STATED GOAL -
Write out the listing below without alteration, omitting its pictures.

DATA PROVIDED -
━━━━━━━━━━
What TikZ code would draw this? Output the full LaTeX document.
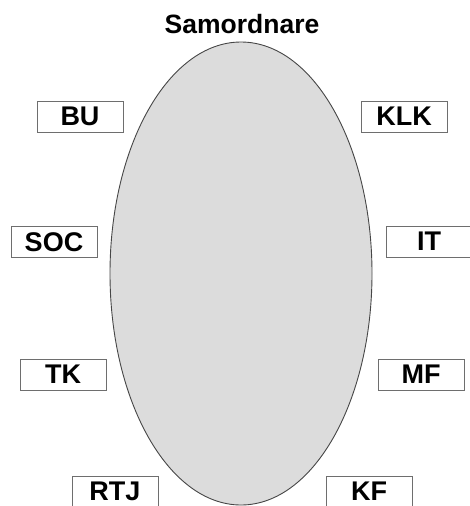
\documentclass[tikz,border=0pt]{standalone}
\usepackage{fontspec}
\setmainfont{Liberation Sans}
\usetikzlibrary{positioning}
\definecolor{ovalgray}{RGB}{220,220,220}
\definecolor{edgegray}{RGB}{70,70,70}
\definecolor{boxgray}{RGB}{110,110,110}

\begin{document}
\begin{tikzpicture}[x=1pt,y=-1pt,
  unit/.style={draw=boxgray, line width=0.9pt, fill=white, minimum width=86pt,
    minimum height=31pt, inner sep=0pt, font=\fontsize{27}{30}\selectfont\bfseries}]
\useasboundingbox (0,0) rectangle (469,506);
% Oval in the middle
\fill[ovalgray] (241,273.5) ellipse [x radius=131, y radius=231.5];
\draw[edgegray, line width=0.9pt] (241,273.5) ellipse [x radius=131, y radius=231.5];
\node[font=\fontsize{26.5}{30}\selectfont\bfseries] (title) at (242,24) {Samordnare};
% Units on the left
\node[unit] (bu) at (80,116.5) {BU};
\node[unit] (soc) at (54,242) {SOC};
\node[unit] (tk) at (63,374.5) {TK};
\node[unit] (rtj) at (115,491.5) {RTJ};
% Units on the right
\node[unit] (klk) at (404,116.5) {KLK};
\node[unit] (it) at (429,241.5) {IT};
\node[unit] (mf) at (421,374.5) {MF};
\node[unit] (kf) at (369,491.5) {KF};
\end{tikzpicture}
\end{document}
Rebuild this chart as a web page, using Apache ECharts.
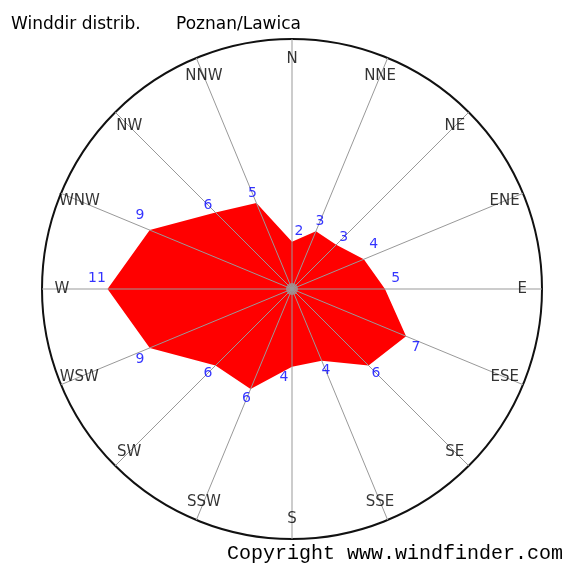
<!DOCTYPE html>
<html>
<head>
<meta charset="utf-8">
<title>Winddir distrib. Poznan/Lawica</title>
<script src="https://cdn.jsdelivr.net/npm/echarts@6/dist/echarts.min.js"></script>
<style>
  html, body { margin: 0; padding: 0; background: #fff; }
  #chart { width: 566px; height: 565px; }
</style>
</head>
<body>
<div id="chart"></div>
<script>
// wind directions, clockwise from north
const directions = ["N", "NNE", "NE", "ENE", "E", "ESE", "SE", "SSE",
                    "S", "SSW", "SW", "WSW", "W", "WNW", "NW", "NNW"];
// share of wind from each direction (%)
const frequency = [2, 3, 3, 4, 5, 7, 6, 4, 4, 6, 6, 9, 11, 9, 6, 5];

const center = [292, 289];
const radius = 250;
const rMin = -1.1;
const rMax = 15.3;

// radar indicators run counter-clockwise, so feed them N, NNW, NW, ...
const radarOrder = directions.map((d, i) => (16 - i) % 16);

// nudge value labels off the spokes they sit on
function labelShift(i) {
  const a = i * Math.PI / 8;
  const s = Math.sin(a), c = Math.cos(a);
  if (Math.abs(s) > 0.9) return [0, c < -0.1 ? 7 : -11];
  if (Math.abs(c) > 0.99) return [c > 0 ? 7 : -8, 0];
  return [0, 0];
}

const chart = echarts.init(document.getElementById("chart"));

const option = {
  animation: false,
  backgroundColor: "#fff",
  title: [
    {
      text: "Winddir distrib.",
      left: 11, top: 16, padding: 0,
      textStyle: { fontFamily: "DejaVu Sans", fontSize: 17, fontWeight: "normal", color: "#000" }
    },
    {
      text: "Poznan/Lawica",
      left: 176, top: 16, padding: 0,
      textStyle: { fontFamily: "DejaVu Sans", fontSize: 17, fontWeight: "normal", color: "#000" }
    },
    {
      text: "Copyright www.windfinder.com",
      right: 3, bottom: 1, padding: 0,
      textStyle: { fontFamily: "Liberation Mono", fontSize: 20, fontWeight: "normal", color: "#000" }
    }
  ],
  radar: {
    center: center,
    radius: radius,
    startAngle: 90,
    shape: "circle",
    splitNumber: 1,
    indicator: radarOrder.map(i => ({ name: directions[i], min: rMin, max: rMax })),
    axisName: { show: false },
    axisLine: { show: false },
    splitLine: { show: true, lineStyle: { color: "#111", width: 2 } },
    splitArea: { show: false },
    axisTick: { show: false },
    axisLabel: { show: false }
  },
  polar: { center: center, radius: radius },
  angleAxis: {
    type: "category",
    data: directions,
    startAngle: 90,
    clockwise: true,
    boundaryGap: false,
    z: 5,
    axisLine: { show: false },
    axisTick: { show: false },
    axisLabel: { show: false },
    splitLine: { show: true, lineStyle: { color: "#999", width: 1 } }
  },
  radiusAxis: {
    type: "value",
    min: rMin,
    max: rMax,
    axisLine: { show: false },
    axisTick: { show: false },
    axisLabel: { show: false },
    splitLine: { show: false }
  },
  series: [
    {
      type: "radar",
      silent: true,
      symbol: "none",
      z: 2,
      lineStyle: { width: 0, opacity: 0 },
      areaStyle: { color: "#ff0000", opacity: 1 },
      data: [{ value: radarOrder.map(i => frequency[i]) }]
    },
    {
      // value labels along the spokes
      type: "scatter",
      coordinateSystem: "polar",
      silent: true,
      symbolSize: 0,
      z: 6,
      data: frequency.map((v, i) => ({
        value: [v + 0.7, directions[i]],
        label: { offset: labelShift(i) }
      })),
      label: {
        show: true,
        position: "inside",
        formatter: p => String(frequency[p.dataIndex]),
        fontFamily: "DejaVu Sans",
        fontSize: 14,
        color: "#0000ff"
      }
    },
    {
      // direction names inside the rim
      type: "scatter",
      coordinateSystem: "polar",
      silent: true,
      symbolSize: 0,
      z: 6,
      data: directions.map(d => [14.0, d]),
      label: {
        show: true,
        position: "inside",
        formatter: p => directions[p.dataIndex],
        fontFamily: "DejaVu Sans",
        fontSize: 15,
        color: "#000"
      }
    },
    {
      // hub
      type: "scatter",
      coordinateSystem: "polar",
      silent: true,
      symbol: "circle",
      symbolSize: 12,
      z: 10,
      itemStyle: { color: "#999" },
      data: [[rMin, directions[0]]]
    }
  ]
};

chart.setOption(option);
window.addEventListener("resize", () => chart.resize());
</script>
</body>
</html>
━━━━━━━━━━
PROBLEM SOLUTION -
What TikZ code would draw this? Output the full LaTeX document.
\documentclass[tikz,border=0pt]{standalone}
\usepackage{fontspec}
\setmainfont{Liberation Sans}
\usetikzlibrary{positioning}
\definecolor{ovalgray}{RGB}{220,220,220}
\definecolor{edgegray}{RGB}{70,70,70}
\definecolor{boxgray}{RGB}{110,110,110}

\begin{document}
\begin{tikzpicture}[x=1pt,y=-1pt,
  unit/.style={draw=boxgray, line width=0.9pt, fill=white, minimum width=86pt,
    minimum height=31pt, inner sep=0pt, font=\fontsize{27}{30}\selectfont\bfseries}]
\useasboundingbox (0,0) rectangle (469,506);
% Oval in the middle
\fill[ovalgray] (241,273.5) ellipse [x radius=131, y radius=231.5];
\draw[edgegray, line width=0.9pt] (241,273.5) ellipse [x radius=131, y radius=231.5];
\node[font=\fontsize{26.5}{30}\selectfont\bfseries] (title) at (242,24) {Samordnare};
% Units on the left
\node[unit] (bu) at (80,116.5) {BU};
\node[unit] (soc) at (54,242) {SOC};
\node[unit] (tk) at (63,374.5) {TK};
\node[unit] (rtj) at (115,491.5) {RTJ};
% Units on the right
\node[unit] (klk) at (404,116.5) {KLK};
\node[unit] (it) at (429,241.5) {IT};
\node[unit] (mf) at (421,374.5) {MF};
\node[unit] (kf) at (369,491.5) {KF};
\end{tikzpicture}
\end{document}
Rebuild this chart as a web page, using Apache ECharts.
<!DOCTYPE html>
<html>
<head>
<meta charset="utf-8">
<title>Winddir distrib. Poznan/Lawica</title>
<script src="https://cdn.jsdelivr.net/npm/echarts@6/dist/echarts.min.js"></script>
<style>
  html, body { margin: 0; padding: 0; background: #fff; }
  #chart { width: 566px; height: 565px; }
</style>
</head>
<body>
<div id="chart"></div>
<script>
// wind directions, clockwise from north
const directions = ["N", "NNE", "NE", "ENE", "E", "ESE", "SE", "SSE",
                    "S", "SSW", "SW", "WSW", "W", "WNW", "NW", "NNW"];
// share of wind from each direction (%)
const frequency = [2, 3, 3, 4, 5, 7, 6, 4, 4, 6, 6, 9, 11, 9, 6, 5];

const center = [292, 289];
const radius = 250;
const rMin = -1.1;
const rMax = 15.3;

// radar indicators run counter-clockwise, so feed them N, NNW, NW, ...
const radarOrder = directions.map((d, i) => (16 - i) % 16);

// nudge value labels off the spokes they sit on
function labelShift(i) {
  const a = i * Math.PI / 8;
  const s = Math.sin(a), c = Math.cos(a);
  if (Math.abs(s) > 0.9) return [0, c < -0.1 ? 7 : -11];
  if (Math.abs(c) > 0.99) return [c > 0 ? 7 : -8, 0];
  return [0, 0];
}

const chart = echarts.init(document.getElementById("chart"));

const option = {
  animation: false,
  backgroundColor: "#fff",
  title: [
    {
      text: "Winddir distrib.",
      left: 11, top: 16, padding: 0,
      textStyle: { fontFamily: "DejaVu Sans", fontSize: 17, fontWeight: "normal", color: "#000" }
    },
    {
      text: "Poznan/Lawica",
      left: 176, top: 16, padding: 0,
      textStyle: { fontFamily: "DejaVu Sans", fontSize: 17, fontWeight: "normal", color: "#000" }
    },
    {
      text: "Copyright www.windfinder.com",
      right: 3, bottom: 1, padding: 0,
      textStyle: { fontFamily: "Liberation Mono", fontSize: 20, fontWeight: "normal", color: "#000" }
    }
  ],
  radar: {
    center: center,
    radius: radius,
    startAngle: 90,
    shape: "circle",
    splitNumber: 1,
    indicator: radarOrder.map(i => ({ name: directions[i], min: rMin, max: rMax })),
    axisName: { show: false },
    axisLine: { show: false },
    splitLine: { show: true, lineStyle: { color: "#111", width: 2 } },
    splitArea: { show: false },
    axisTick: { show: false },
    axisLabel: { show: false }
  },
  polar: { center: center, radius: radius },
  angleAxis: {
    type: "category",
    data: directions,
    startAngle: 90,
    clockwise: true,
    boundaryGap: false,
    z: 5,
    axisLine: { show: false },
    axisTick: { show: false },
    axisLabel: { show: false },
    splitLine: { show: true, lineStyle: { color: "#999", width: 1 } }
  },
  radiusAxis: {
    type: "value",
    min: rMin,
    max: rMax,
    axisLine: { show: false },
    axisTick: { show: false },
    axisLabel: { show: false },
    splitLine: { show: false }
  },
  series: [
    {
      type: "radar",
      silent: true,
      symbol: "none",
      z: 2,
      lineStyle: { width: 0, opacity: 0 },
      areaStyle: { color: "#ff0000", opacity: 1 },
      data: [{ value: radarOrder.map(i => frequency[i]) }]
    },
    {
      // value labels along the spokes
      type: "scatter",
      coordinateSystem: "polar",
      silent: true,
      symbolSize: 0,
      z: 6,
      data: frequency.map((v, i) => ({
        value: [v + 0.7, directions[i]],
        label: { offset: labelShift(i) }
      })),
      label: {
        show: true,
        position: "inside",
        formatter: p => String(frequency[p.dataIndex]),
        fontFamily: "DejaVu Sans",
        fontSize: 14,
        color: "#0000ff"
      }
    },
    {
      // direction names inside the rim
      type: "scatter",
      coordinateSystem: "polar",
      silent: true,
      symbolSize: 0,
      z: 6,
      data: directions.map(d => [14.0, d]),
      label: {
        show: true,
        position: "inside",
        formatter: p => directions[p.dataIndex],
        fontFamily: "DejaVu Sans",
        fontSize: 15,
        color: "#000"
      }
    },
    {
      // hub
      type: "scatter",
      coordinateSystem: "polar",
      silent: true,
      symbol: "circle",
      symbolSize: 12,
      z: 10,
      itemStyle: { color: "#999" },
      data: [[rMin, directions[0]]]
    }
  ]
};

chart.setOption(option);
window.addEventListener("resize", () => chart.resize());
</script>
</body>
</html>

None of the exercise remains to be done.